───── Stored rows ─────
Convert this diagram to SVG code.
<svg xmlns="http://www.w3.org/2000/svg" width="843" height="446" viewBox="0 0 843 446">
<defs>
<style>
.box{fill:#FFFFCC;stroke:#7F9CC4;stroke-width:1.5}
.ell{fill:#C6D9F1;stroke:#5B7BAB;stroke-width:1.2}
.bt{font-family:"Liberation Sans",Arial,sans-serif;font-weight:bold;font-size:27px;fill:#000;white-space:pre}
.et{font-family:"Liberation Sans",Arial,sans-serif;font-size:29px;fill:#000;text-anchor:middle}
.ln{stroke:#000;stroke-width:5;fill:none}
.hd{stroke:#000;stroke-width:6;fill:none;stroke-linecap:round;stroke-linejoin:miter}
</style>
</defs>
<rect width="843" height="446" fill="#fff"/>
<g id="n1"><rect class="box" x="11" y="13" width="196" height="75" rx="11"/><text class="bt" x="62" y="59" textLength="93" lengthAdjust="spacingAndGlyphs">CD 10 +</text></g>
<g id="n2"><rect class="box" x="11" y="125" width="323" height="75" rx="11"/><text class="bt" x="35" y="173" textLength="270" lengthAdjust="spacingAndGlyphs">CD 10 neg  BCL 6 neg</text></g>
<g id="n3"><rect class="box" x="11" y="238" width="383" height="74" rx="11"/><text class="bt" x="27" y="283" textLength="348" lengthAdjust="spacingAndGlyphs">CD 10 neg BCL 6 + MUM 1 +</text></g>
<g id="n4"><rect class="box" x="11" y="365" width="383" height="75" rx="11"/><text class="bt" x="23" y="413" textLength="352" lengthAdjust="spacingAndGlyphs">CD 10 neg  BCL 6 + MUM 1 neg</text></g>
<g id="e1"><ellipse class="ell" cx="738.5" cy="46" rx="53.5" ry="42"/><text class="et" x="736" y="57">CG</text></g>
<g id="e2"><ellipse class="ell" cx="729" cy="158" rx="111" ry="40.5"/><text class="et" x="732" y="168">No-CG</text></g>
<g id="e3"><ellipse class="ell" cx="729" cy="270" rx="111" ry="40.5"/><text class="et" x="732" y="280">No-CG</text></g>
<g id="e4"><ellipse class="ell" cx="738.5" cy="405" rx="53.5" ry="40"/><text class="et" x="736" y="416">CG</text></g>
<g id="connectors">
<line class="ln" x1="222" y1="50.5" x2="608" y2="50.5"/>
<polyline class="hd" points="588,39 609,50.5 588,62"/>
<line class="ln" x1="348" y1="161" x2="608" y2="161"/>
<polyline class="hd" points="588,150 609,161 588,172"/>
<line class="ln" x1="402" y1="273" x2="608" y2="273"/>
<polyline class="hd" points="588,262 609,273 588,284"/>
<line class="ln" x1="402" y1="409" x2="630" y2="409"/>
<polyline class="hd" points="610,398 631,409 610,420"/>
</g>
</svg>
─────
───── Stored rows ─────
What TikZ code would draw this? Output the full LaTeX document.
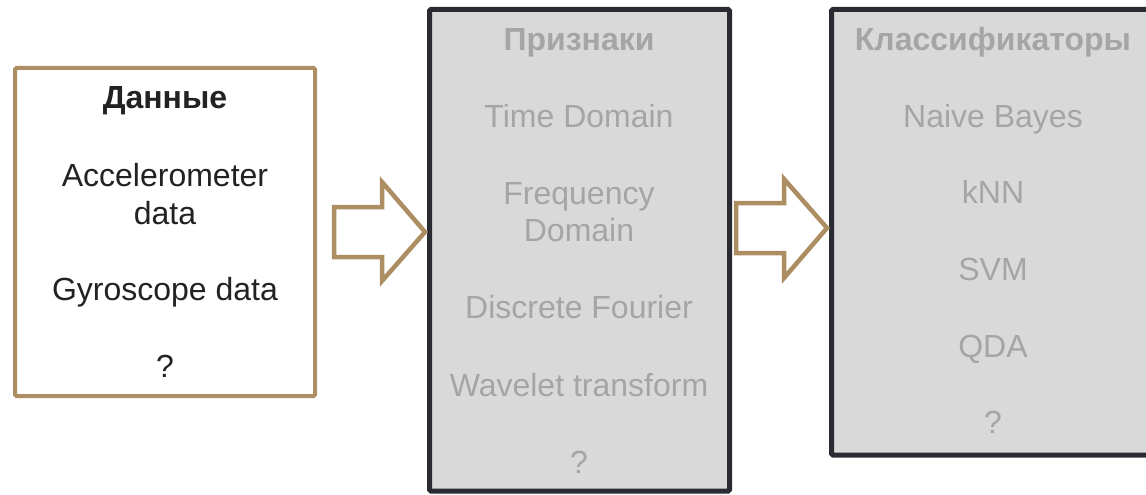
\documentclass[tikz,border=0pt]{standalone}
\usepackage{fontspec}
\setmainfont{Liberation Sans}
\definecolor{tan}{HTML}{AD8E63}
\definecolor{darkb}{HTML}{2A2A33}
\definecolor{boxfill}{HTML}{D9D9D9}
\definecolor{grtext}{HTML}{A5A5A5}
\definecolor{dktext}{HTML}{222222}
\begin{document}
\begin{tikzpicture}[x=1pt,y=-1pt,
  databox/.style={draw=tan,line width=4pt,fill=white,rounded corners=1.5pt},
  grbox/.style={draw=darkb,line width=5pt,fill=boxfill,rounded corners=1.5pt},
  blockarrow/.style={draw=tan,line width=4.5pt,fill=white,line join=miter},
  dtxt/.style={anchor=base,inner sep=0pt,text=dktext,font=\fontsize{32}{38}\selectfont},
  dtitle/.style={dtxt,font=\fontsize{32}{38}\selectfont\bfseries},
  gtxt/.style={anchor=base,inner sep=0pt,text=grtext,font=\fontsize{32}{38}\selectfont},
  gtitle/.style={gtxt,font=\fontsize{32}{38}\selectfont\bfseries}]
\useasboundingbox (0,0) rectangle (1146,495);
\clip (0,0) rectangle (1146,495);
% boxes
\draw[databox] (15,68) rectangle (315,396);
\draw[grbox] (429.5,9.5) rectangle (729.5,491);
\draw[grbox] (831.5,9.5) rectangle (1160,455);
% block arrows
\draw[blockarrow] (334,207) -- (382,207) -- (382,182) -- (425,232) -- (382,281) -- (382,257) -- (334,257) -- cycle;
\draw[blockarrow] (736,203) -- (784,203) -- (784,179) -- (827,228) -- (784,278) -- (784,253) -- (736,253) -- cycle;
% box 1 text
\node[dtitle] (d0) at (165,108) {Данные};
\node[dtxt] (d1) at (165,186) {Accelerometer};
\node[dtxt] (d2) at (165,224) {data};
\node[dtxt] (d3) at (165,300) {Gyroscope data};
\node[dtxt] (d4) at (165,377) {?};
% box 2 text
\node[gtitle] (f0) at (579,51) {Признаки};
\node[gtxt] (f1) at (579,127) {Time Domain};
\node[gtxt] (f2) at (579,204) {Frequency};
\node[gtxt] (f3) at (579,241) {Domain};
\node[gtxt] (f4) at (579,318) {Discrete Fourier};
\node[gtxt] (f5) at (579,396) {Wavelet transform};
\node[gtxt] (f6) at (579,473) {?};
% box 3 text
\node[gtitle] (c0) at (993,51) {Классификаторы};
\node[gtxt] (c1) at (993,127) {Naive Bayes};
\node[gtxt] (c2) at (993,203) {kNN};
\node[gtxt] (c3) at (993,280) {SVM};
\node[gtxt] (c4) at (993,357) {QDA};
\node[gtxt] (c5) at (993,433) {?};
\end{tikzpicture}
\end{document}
─────
* [The problem] From the records above, pull out each line that has "code".

* [Reply]
Convert this diagram to SVG code.
What TikZ code would draw this? Output the full LaTeX document.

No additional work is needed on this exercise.